[Entries from a dataset]
++++++++++
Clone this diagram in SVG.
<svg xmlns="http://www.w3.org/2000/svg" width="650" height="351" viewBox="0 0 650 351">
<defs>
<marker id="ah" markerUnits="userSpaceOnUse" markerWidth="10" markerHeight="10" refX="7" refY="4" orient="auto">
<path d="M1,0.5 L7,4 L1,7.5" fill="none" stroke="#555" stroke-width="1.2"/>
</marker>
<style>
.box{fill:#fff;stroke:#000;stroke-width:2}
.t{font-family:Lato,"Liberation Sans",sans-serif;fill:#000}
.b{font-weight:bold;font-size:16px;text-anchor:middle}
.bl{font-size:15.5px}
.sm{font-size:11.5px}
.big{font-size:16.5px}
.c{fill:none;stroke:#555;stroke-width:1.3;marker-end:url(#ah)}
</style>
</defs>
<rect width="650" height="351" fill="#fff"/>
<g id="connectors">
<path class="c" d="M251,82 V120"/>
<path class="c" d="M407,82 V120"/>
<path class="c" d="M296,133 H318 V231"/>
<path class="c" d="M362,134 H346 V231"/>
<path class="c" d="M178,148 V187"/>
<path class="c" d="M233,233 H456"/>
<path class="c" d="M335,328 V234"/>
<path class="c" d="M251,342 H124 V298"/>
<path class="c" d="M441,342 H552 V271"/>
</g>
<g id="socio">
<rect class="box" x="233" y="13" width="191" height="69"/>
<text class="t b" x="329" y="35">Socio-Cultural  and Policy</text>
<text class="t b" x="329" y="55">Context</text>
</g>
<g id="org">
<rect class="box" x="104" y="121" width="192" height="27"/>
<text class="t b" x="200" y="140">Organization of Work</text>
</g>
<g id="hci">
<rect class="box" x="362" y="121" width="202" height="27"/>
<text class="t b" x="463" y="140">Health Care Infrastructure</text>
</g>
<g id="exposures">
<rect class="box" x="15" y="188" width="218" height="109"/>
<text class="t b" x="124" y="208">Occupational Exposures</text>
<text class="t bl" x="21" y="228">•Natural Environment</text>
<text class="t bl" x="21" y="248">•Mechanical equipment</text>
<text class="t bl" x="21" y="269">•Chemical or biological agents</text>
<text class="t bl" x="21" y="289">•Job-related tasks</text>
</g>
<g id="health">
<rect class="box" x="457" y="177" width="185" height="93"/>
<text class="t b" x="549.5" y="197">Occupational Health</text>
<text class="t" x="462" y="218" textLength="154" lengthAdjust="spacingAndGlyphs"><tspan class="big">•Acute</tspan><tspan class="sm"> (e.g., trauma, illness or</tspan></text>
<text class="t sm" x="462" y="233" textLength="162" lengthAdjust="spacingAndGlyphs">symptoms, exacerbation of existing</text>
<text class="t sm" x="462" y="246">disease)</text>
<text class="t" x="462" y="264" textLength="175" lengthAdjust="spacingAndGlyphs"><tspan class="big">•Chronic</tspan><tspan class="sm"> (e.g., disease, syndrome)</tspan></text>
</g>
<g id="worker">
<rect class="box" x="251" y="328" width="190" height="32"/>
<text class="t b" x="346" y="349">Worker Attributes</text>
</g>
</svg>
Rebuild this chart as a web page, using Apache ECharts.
++++++++++
Write out the entries above once more, without altering anything.

Clone this diagram in SVG.
<svg xmlns="http://www.w3.org/2000/svg" width="650" height="351" viewBox="0 0 650 351">
<defs>
<marker id="ah" markerUnits="userSpaceOnUse" markerWidth="10" markerHeight="10" refX="7" refY="4" orient="auto">
<path d="M1,0.5 L7,4 L1,7.5" fill="none" stroke="#555" stroke-width="1.2"/>
</marker>
<style>
.box{fill:#fff;stroke:#000;stroke-width:2}
.t{font-family:Lato,"Liberation Sans",sans-serif;fill:#000}
.b{font-weight:bold;font-size:16px;text-anchor:middle}
.bl{font-size:15.5px}
.sm{font-size:11.5px}
.big{font-size:16.5px}
.c{fill:none;stroke:#555;stroke-width:1.3;marker-end:url(#ah)}
</style>
</defs>
<rect width="650" height="351" fill="#fff"/>
<g id="connectors">
<path class="c" d="M251,82 V120"/>
<path class="c" d="M407,82 V120"/>
<path class="c" d="M296,133 H318 V231"/>
<path class="c" d="M362,134 H346 V231"/>
<path class="c" d="M178,148 V187"/>
<path class="c" d="M233,233 H456"/>
<path class="c" d="M335,328 V234"/>
<path class="c" d="M251,342 H124 V298"/>
<path class="c" d="M441,342 H552 V271"/>
</g>
<g id="socio">
<rect class="box" x="233" y="13" width="191" height="69"/>
<text class="t b" x="329" y="35">Socio-Cultural  and Policy</text>
<text class="t b" x="329" y="55">Context</text>
</g>
<g id="org">
<rect class="box" x="104" y="121" width="192" height="27"/>
<text class="t b" x="200" y="140">Organization of Work</text>
</g>
<g id="hci">
<rect class="box" x="362" y="121" width="202" height="27"/>
<text class="t b" x="463" y="140">Health Care Infrastructure</text>
</g>
<g id="exposures">
<rect class="box" x="15" y="188" width="218" height="109"/>
<text class="t b" x="124" y="208">Occupational Exposures</text>
<text class="t bl" x="21" y="228">•Natural Environment</text>
<text class="t bl" x="21" y="248">•Mechanical equipment</text>
<text class="t bl" x="21" y="269">•Chemical or biological agents</text>
<text class="t bl" x="21" y="289">•Job-related tasks</text>
</g>
<g id="health">
<rect class="box" x="457" y="177" width="185" height="93"/>
<text class="t b" x="549.5" y="197">Occupational Health</text>
<text class="t" x="462" y="218" textLength="154" lengthAdjust="spacingAndGlyphs"><tspan class="big">•Acute</tspan><tspan class="sm"> (e.g., trauma, illness or</tspan></text>
<text class="t sm" x="462" y="233" textLength="162" lengthAdjust="spacingAndGlyphs">symptoms, exacerbation of existing</text>
<text class="t sm" x="462" y="246">disease)</text>
<text class="t" x="462" y="264" textLength="175" lengthAdjust="spacingAndGlyphs"><tspan class="big">•Chronic</tspan><tspan class="sm"> (e.g., disease, syndrome)</tspan></text>
</g>
<g id="worker">
<rect class="box" x="251" y="328" width="190" height="32"/>
<text class="t b" x="346" y="349">Worker Attributes</text>
</g>
</svg>
Rebuild this chart as a web page, using Apache ECharts.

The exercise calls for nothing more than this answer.